A few years ago, I set up a small, portable reflecting pool in my backyard for bird photography. I had seen some photos of birds reflected in water and thought they were really beautiful. I can’t remember the photographer that first inspired me to look into this idea more, but their photos were outstanding. I was curious how people were getting photos of birds and their reflections, and I wondered if I could do this. A quick internet search provided me with a lot of information on setting up backyard reflecting pools for bird photography.
A large permanent reflecting pool like this one would be great, but that wouldn’t work for my yard. Since I would need something smaller, I decided to try creating a small portable one described in this blog and like what is shown at the end of this blog post. I liked the idea of being able to move the reflecting pool around the yard and the small size gave me more flexibility in where I could place it.
I found a black plastic seed tray that I initially set up on two sawhorses in my backyard. I put two large tree branches along the sides and placed a smaller branch and some rocks at the end for the birds to perch on when coming to the pool.
My next step was to find a place where I could set up the reflecting pool and be able to photograph it easily. I decided on setting it up so I could shoot out an open bedroom window. This isn’t perfect as I’m shooting down on the birds at more of angle than I would like, but it works.

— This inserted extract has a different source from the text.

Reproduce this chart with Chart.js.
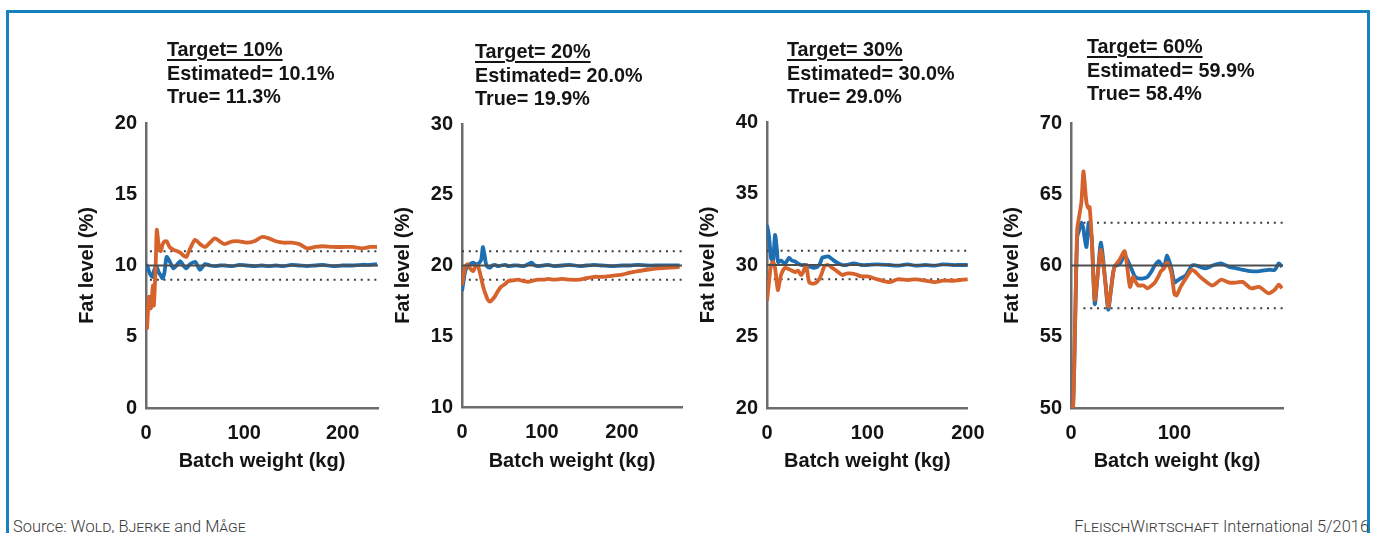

After I got the reflecting pool set up, it took a day or so for birds to get used to it, but after that there were steady visitors. With the pool set up for me to photograph out the window of my house, sometimes the light is not ideal, but you take what you are given. When I’m watching the reflecting pool in the evening, I’m looking into the sun. Mornings can be good when there is more side/front light coming in, but that can also cause bright highlights on everything behind the reflecting pool. Cloudy days generally have worked best for me since I don’t have to worry about the direction the light is coming from.
I did notice that in some photos, you could see the bottom of the plastic seed tray, I think because I’m shooting down on the reflecting pool. To help solve this problem and enhance the reflections further, I got a black piece of plexiglass and placed it on the bottom of the plastic seed tray. This solved the problem of seeing the seed tray and also enhanced the reflections of the birds.
The sawhorses worked well for me to hold the reflecting pool, but keeping the larger branches along the sides was challenging and I wanted something a bit sturdier. After looking around at options, I eventually decided to try placing the reflecting pool on a saw table. This worked better and gave me support along the side to hold the larger branches there. This version of the reflecting pool is what’s shown above.
One issue I ran into with the black seed tray is that it warped a bit which made it difficult to keep level. I replaced the seed tray with a wooden tray made with plywood and 1×3” boards (thanks to my wife and father-in-law for spending some of their time together to assemble this!). I covered the wooden tray with some extra rubber pond liner that I had around. This has worked great and has been more stable than the plastic seed tray.
It has been fun setting up different materials in the reflecting pool for the birds to land on when drinking. I’ve used some branches and different combinations of rocks from around the yard.
I like that the reflecting pool is small enough that I can move it around to take advantage of different light and also reflections. There is a tree in the yard behind mine that usually turns a brilliant gold in the Fall. I was able to move the reflecting pool so that the color from that tree was reflected in the water. This resulted in some great photo ops with the pool filled with great Fall color.
I have found that I need to watch for the background behind the reflecting pool. Under certain lighting conditions, bright highlights can form on plants and trees directly behind the pool which are distracting. I’ve also got a fence directly behind the pool which can create some reflections I don’t always like in the photos. There are quince bushes growing in front of the fence that will eventually be big enough to solve that problem though (and hopefully provide some beautiful spring color as a backdrop and reflections when they bloom).
Eventually I’d like to get a slightly bigger wooden tray made, maybe 3’ x 5’. This would still be small enough to move around but provide a bit more space for the birds and provide a bigger area for reflections. When larger birds like cardinals, blue jays, and northern flickers come to the pool, their reflections just barely fit.
I’ve really enjoyed being able to sit and watch the birds at the reflecting pool. It has been a good lesson in patience (which I dearly need) and being mindful and just being in the moment. Although I do have to admit that I can get impatient with the birds when they won’t go where I want them to at the end of the reflecting pool (more work for me to do on being patient and accepting what is!).
I’ve also spent more time just watching the yard, which has allowed me to see things I would have otherwise missed, like hummingbirds making very short visits to flowers in the spring that I would have missed, rabbits, and voles and other visitors to the yard.
And of course, the squirrels in the yard. The squirrels occasionally visit the reflecting pool and would often knock parts off when I just was using the black seed tray and sawhorses.
I’m really glad I ended up getting a small reflecting pool set up that I can put out and enjoy. I’m looking forward to continuing to watch it and seeing what new birds come to visit. I’ve also been thinking of other ideas for places to set it up around the yard to change the light and backgrounds behind.